A major twist in a lot of Detroit wrong turns


DETROIT – Anyone who has spent time recently within earshot of Detroit City Council member JoAnn Watson knows what's coming.

Her constant, broken record style, high decibel verbal drumbeat has been to decry the state of Michigan at every turn. She can and does 20 emotional minutes as if in a revival meeting on how Michigan reneged on a deal cut in 1997 between then Gov. John Engler and Detroit Mayor Dennis Archer. It gave the city roughly $270 million dollars a year in revenue sharing funds in exchange for reducing its city income tax rates. She points out that is roughly the number that would keep Detroit out of financial trouble for this year and prevent the need for an emergency manager.

She says any discussion of Detroit's inability to pay its bills would disappear if the state would simply pay its bills, like a quarter of a billion dollars owed to the citizens of Detroit. She even persuaded Mayor Dave Bing to make the same loud argument in his memorable afternoon news conference inside City Hall last month.

Local 4 started following the trail of this story last spring.

At the time, the treasurer's office said vehemently it owes the city of Detroit nothing. Its reasoning was because the original deal only addressed the then current revenue sharing formula and it stated in writing if revenue sharing legislation changed [which it did] the dtate money would run dry.

Which it did!

So, fast forward to Tuesday morning; no one saw this coming!

On the Inside Detroit radio show on WCHB-AM, hosted by the ever vigilant Mildred Gaddis, Michigan Treasurer Andy Dillon dropped a sizable bombshell. For the first time since taking office he admitted the state in fact does owe Detroit the money.

He said:

"The state failed to live up to that 10 year deal and if you add up the last revenue sharing it totals up to $224 million. So, we don't deny that deal was not kept; although Detroit, like all other cities across the state that received revenue sharing, that's statutory revenue sharing, did receive deductions beginning in about 2004."

Dillon said a lot there, yet what he did NOT say was whether the state felt any obligation to now pay back the money, or whether the state even had the wherewithal to do so. It's a carefully timed political move considering the governor has a State of the State address later this month. The belief around the city is he is likely to announce a budget surplus. Detroiters would certainly claim the first quarter of a billion as theirs and have done so loudly for more than a year. So, Dillon goes on Gaddis' show, a decidedly Detroit-centric venue, and throws residents a bone. One gets the feeling some of that money may find its way back at some future date. Whether only a small amount will get paid has been the rumor around City Hall for a while now and no one knows for sure what's at play here.

Still, as quickly as the Treasurer gave credence to one of the most hotly contested points against the emergency manager legislation in the city, he threw cold water on those raised hopes. He said, "$200 million, much of it would help the city get through this year, it won't solve the long term problems the city facing which is over $12 billion in liabilities that they have on their balance sheet."

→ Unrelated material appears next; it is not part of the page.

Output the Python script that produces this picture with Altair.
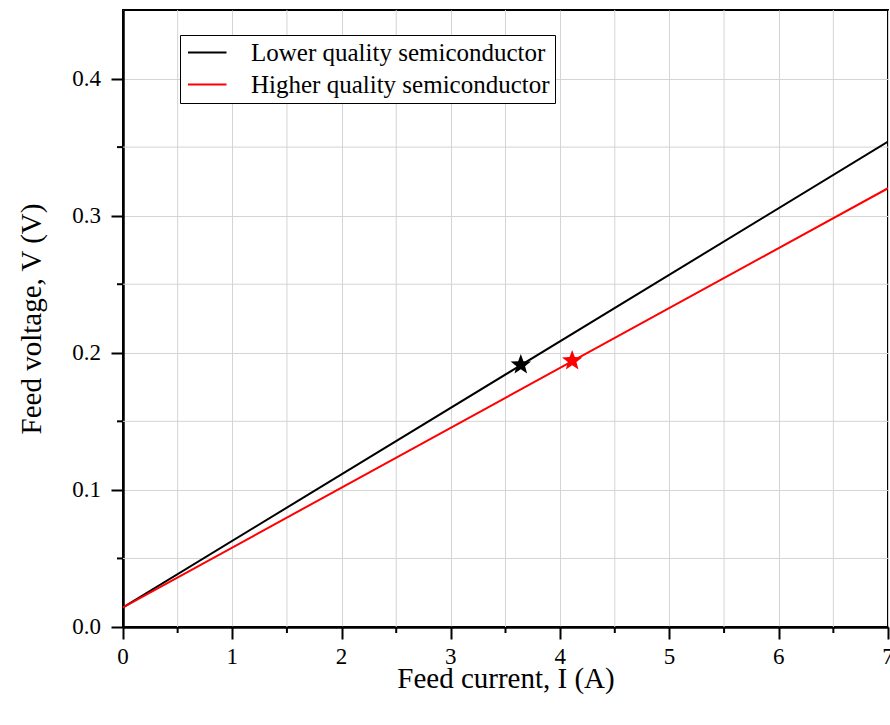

To be fair, the city can fund roughly $10 billion of that debt, but it's the federally mandated pension funds going unfunded and that is Dillon's largest worry.

He told Gaddis, "So while that would be nice if would get us through this year and probably next year it won't solve the systemic structural problems the city has." Dillon made it clear he is deeply concerned about the pension problem, so much so he told Gaddis he believes the City will never be able to pay it off: "I think the review team will find it unsustainable and that to me is a big problem." What he is saying there is even an emergency manager can not solve that problem. No, it would take a Chapter 9 Municipal Bankruptcy filing. That, for a city blanching at an EM would amount to Armageddon. So there are huge problems still to be ironed out.

That takes us to what's happened over the holidays at Detroit City Hall. The mayor's office and the vity's union leaders have been negotiating, meeting almost daily. There is a self imposed gag order in place so no one is doing interviews. But Local 4 has learned through sources the unions are willing to give back 10 percent in pay and are willing to live with much lesser health care. The sticking point is giving back anything in the area of pensions. This is preventing the mayor from coming up with a plan that, if the state treasurer's office thought would solve the problem, could avoid an emergency manager. This is also why the treasurer has his review team already in place doing its deep dive into the City of Detroit's books. He worries a deal is unlikely

So, in the end it's all about the pensions, a crushing unfunded debt, and the one place where unions aren't willing to bend and where the federal government requires payment. So what will it be, a courageous last minute agreement that can save the city of Detroit, or a federal judge carving up what's left of the city's assets in Chapter 9?

These are very tough questions with very few good options or answers. This will be the ultimate test of the city's and the state's leadership.

The clock ticks as the money continues to run out.